* [Task directions]
Return precisely the span of lines from the top of the material below to the line containing "6.0, 1.0, 1.0]", both included. Pictures are excluded.

____

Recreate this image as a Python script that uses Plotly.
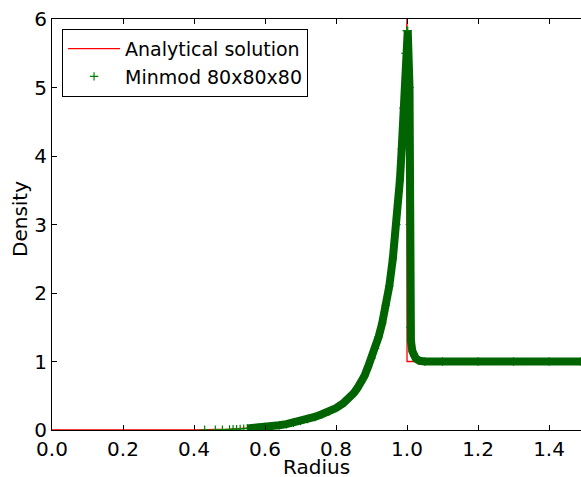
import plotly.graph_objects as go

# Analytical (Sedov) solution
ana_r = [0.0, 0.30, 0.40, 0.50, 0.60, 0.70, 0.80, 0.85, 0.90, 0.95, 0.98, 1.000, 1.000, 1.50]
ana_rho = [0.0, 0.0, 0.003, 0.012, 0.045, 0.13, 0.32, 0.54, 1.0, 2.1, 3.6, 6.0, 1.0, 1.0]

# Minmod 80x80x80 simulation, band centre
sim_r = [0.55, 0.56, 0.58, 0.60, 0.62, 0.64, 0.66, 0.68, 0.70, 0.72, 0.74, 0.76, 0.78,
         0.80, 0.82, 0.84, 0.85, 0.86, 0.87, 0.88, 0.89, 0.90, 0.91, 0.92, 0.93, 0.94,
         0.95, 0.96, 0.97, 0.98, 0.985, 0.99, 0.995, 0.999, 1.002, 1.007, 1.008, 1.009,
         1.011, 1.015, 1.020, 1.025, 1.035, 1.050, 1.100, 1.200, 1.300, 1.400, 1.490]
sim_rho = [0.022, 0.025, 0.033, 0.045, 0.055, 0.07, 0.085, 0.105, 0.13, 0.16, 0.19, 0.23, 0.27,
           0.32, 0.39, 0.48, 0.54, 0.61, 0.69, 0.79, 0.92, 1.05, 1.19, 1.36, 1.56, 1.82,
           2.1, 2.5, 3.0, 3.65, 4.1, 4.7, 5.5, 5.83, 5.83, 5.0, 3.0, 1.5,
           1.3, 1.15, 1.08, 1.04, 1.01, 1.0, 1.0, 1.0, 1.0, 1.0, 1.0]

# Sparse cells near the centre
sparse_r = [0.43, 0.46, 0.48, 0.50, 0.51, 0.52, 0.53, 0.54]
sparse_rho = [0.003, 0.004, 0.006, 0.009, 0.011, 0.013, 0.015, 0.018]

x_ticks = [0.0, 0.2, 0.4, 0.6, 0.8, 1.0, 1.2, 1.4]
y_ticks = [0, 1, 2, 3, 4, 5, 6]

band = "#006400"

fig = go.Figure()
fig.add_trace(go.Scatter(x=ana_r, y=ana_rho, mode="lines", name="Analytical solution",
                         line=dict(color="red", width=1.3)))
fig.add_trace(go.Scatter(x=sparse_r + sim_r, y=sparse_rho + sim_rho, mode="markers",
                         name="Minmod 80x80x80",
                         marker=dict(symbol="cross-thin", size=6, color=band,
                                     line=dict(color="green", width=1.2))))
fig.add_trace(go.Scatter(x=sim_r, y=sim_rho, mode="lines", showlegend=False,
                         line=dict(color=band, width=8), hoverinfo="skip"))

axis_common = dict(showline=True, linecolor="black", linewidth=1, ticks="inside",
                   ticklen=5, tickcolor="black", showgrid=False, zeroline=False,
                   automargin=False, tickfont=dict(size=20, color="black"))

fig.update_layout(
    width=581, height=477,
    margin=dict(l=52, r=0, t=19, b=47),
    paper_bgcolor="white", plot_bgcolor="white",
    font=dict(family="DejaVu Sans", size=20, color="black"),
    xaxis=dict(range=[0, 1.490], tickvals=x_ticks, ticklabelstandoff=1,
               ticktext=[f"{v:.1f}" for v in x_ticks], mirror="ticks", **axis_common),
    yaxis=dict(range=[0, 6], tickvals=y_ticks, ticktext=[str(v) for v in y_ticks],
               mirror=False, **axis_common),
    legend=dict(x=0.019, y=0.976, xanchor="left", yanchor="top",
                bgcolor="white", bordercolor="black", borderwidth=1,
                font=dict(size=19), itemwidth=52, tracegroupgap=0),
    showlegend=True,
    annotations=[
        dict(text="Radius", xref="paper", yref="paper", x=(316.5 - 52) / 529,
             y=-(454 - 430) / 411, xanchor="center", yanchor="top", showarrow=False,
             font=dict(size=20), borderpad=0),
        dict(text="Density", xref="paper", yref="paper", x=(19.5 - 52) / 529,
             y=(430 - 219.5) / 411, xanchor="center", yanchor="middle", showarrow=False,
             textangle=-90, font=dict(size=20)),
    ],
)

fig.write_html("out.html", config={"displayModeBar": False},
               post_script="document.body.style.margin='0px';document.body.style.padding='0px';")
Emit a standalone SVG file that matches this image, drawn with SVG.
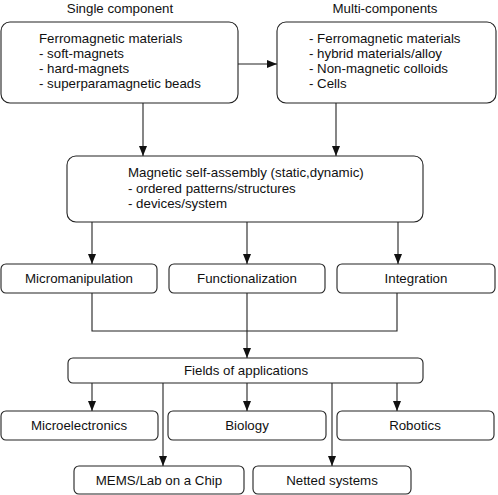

____

* [Written answer]
Recreate this image as a Python script that uses Plotly.
import plotly.graph_objects as go

# Analytical (Sedov) solution
ana_r = [0.0, 0.30, 0.40, 0.50, 0.60, 0.70, 0.80, 0.85, 0.90, 0.95, 0.98, 1.000, 1.000, 1.50]
ana_rho = [0.0, 0.0, 0.003, 0.012, 0.045, 0.13, 0.32, 0.54, 1.0, 2.1, 3.6, 6.0, 1.0, 1.0]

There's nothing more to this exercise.